Background: Cow's milk (CM) is one of the leading causes of food allergy in children. However, approximately 85% of milk-allergic children become clinically tolerant to CM within the first 3 years of life. The mechanisms involved in the achievement of tolerance remain unknown.
Objective: To study whether IgE antibodies from children with persistent cow's milk allergy (CMA) differ from children who become clinically tolerant in their ability to recognize linear and conformational epitopes of alpha(s1)- and beta-casein.

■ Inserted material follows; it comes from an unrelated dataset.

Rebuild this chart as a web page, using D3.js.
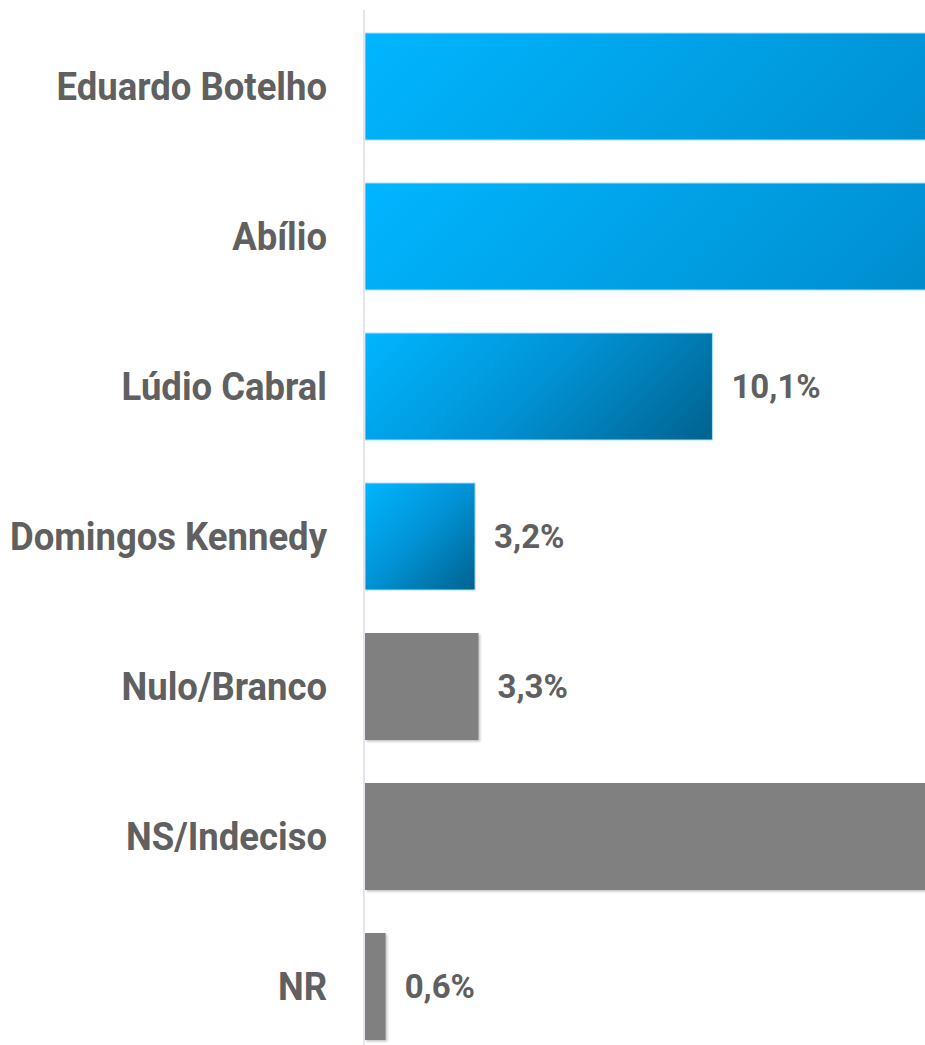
<!DOCTYPE html>
<html>
<head>
<meta charset="utf-8">
<script src="https://cdn.jsdelivr.net/npm/d3@7"></script>
<style>
  html, body { margin: 0; padding: 0; background: #fff; overflow: hidden; }
  svg { display: block; }
  text { font-family: Roboto, "Liberation Sans", sans-serif; font-weight: 700; fill: #606060; }
</style>
</head>
<body>
<svg id="base"></svg>
<script>
const categories = ["Eduardo Botelho", "Abílio", "Lúdio Cabral", "Domingos Kennedy", "Nulo/Branco", "NS/Indeciso", "NR"];
const values = [33.4, 31.2, 10.1, 3.2, 3.3, 18.2, 0.6];
const valueLabels = ["33,4%", "31,2%", "10,1%", "3,2%", "3,3%", "18,2%", "0,6%"];
const kinds = ["cand", "cand", "cand", "cand", "other", "other", "other"];

const width = 925, height = 1045;
const left = 365;
const squeeze = 0.96; // category labels are a bit narrowed in the source

const svg = d3.select("#base").attr("width", width).attr("height", height);

const data = categories.map((c, i) => ({ name: c, value: values[i], label: valueLabels[i], kind: kinds[i], i: i }));

const x = d3.scaleLinear().domain([0, 10]).range([left, left + 344]);
const y = d3.scaleBand().domain(categories).range([3, 1070]).paddingInner(0.2867).paddingOuter(0.2);

const defs = svg.append("defs");

// one gradient per candidate bar, running corner to corner at 45 degrees
defs.selectAll("linearGradient")
    .data(data.filter((d) => d.kind === "cand"))
    .enter()
    .append("linearGradient")
    .attr("id", (d) => "blue" + d.i)
    .attr("gradientUnits", "userSpaceOnUse")
    .attr("x1", x(0))
    .attr("y1", (d) => y(d.name))
    .attr("x2", (d) => x(0) + (x(d.value) - x(0) + y.bandwidth()) / 2)
    .attr("y2", (d) => y(d.name) + (x(d.value) - x(0) + y.bandwidth()) / 2)
    .selectAll("stop")
    .data([["0%", "#00b6ff"], ["50%", "#0092d4"], ["100%", "#00628f"]])
    .enter()
    .append("stop")
    .attr("offset", (s) => s[0])
    .attr("stop-color", (s) => s[1]);

const shadow = defs.append("filter").attr("id", "shadow")
    .attr("x", "-10%").attr("y", "-10%").attr("width", "130%").attr("height", "130%");
shadow.append("feDropShadow").attr("dx", 1.5).attr("dy", 1.5).attr("stdDeviation", 1.2)
    .attr("flood-color", "#000").attr("flood-opacity", 0.25);

// bars
svg.selectAll("rect.bar")
    .data(data)
    .enter()
    .append("rect")
    .attr("class", "bar")
    .attr("x", x(0))
    .attr("y", (d) => y(d.name))
    .attr("width", (d) => x(d.value) - x(0))
    .attr("height", y.bandwidth())
    .attr("fill", (d) => (d.kind === "cand" ? `url(#blue${d.i})` : "#808080"))
    .attr("stroke", (d) => (d.kind === "cand" ? "#a6e0ff" : "none"))
    .attr("stroke-width", 1)
    .attr("filter", (d) => (d.kind === "cand" ? null : "url(#shadow)"));

// axis line
svg.append("line")
    .attr("x1", x(0) - 1).attr("x2", x(0) - 1)
    .attr("y1", 10).attr("y2", height)
    .attr("stroke", "#e4e4ee")
    .attr("stroke-width", 2);

// category labels
svg.selectAll("text.cat")
    .data(data)
    .enter()
    .append("text")
    .attr("class", "cat")
    .attr("transform", (d) => `translate(327,${y(d.name) + y.bandwidth() / 2}) scale(${squeeze},1)`)
    .attr("text-anchor", "end")
    .attr("dy", "0.36em")
    .style("font-size", "38px")
    .text((d) => d.name);

// value labels (bars running past the edge have theirs off the picture)
svg.selectAll("text.val")
    .data(data.filter((d) => x(d.value) + 110 < width))
    .enter()
    .append("text")
    .attr("class", "val")
    .attr("x", (d) => x(d.value) + 19)
    .attr("y", (d) => y(d.name) + y.bandwidth() / 2)
    .attr("dy", "0.36em")
    .style("font-size", "33px")
    .text((d) => d.label);
</script>
</body>
</html>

Methods: Thirty-six milk-allergic children were included in the study: 11 of the children became clinically tolerant, and 25 had persistent CMA. Blood was obtained from all patients during the time they showed clinical reactions to milk challenge. Six non-milk-allergic children served as controls. Specific IgE antibodies against linear (denatured) as well as conformational (native) milk proteins were determined by probing dot-blots with patients' sera. In addition, selected decapeptides from alpha(s1)- and beta-casein, previously found to be suggestive of persistent CMA, were synthesized on a cellulose-derivatized membrane and probed with individual sera from 10 patients who outgrew CMA and from 10 patients with persistent CMA.
Results: Analysis of immunodot-blots showed that, in comparison to tolerant patients, milk-allergic children with persistent symptoms had a significantly higher ratio of specific IgE antibodies to linearized than to native alpha- and beta-casein (P < 0.005 and P < 0.02, respectively). Comparing the selected decapeptides, six of the 10 patients with persistent allergy recognized the peptide corresponding to amino acids 69-78 from alpha(s1)-casein while none of the patients who outgrew CMA had IgE binding to this epitope.
Conclusion: Patients with persistent milk allergy possess higher detectable levels of IgE antibodies to linear epitopes from alpha(s1)- and beta-casein than children who have achieved tolerance. Specific IgE binding to particular linear epitopes in alpha(s1)-casein may be a predictive factor for persistence of CMA.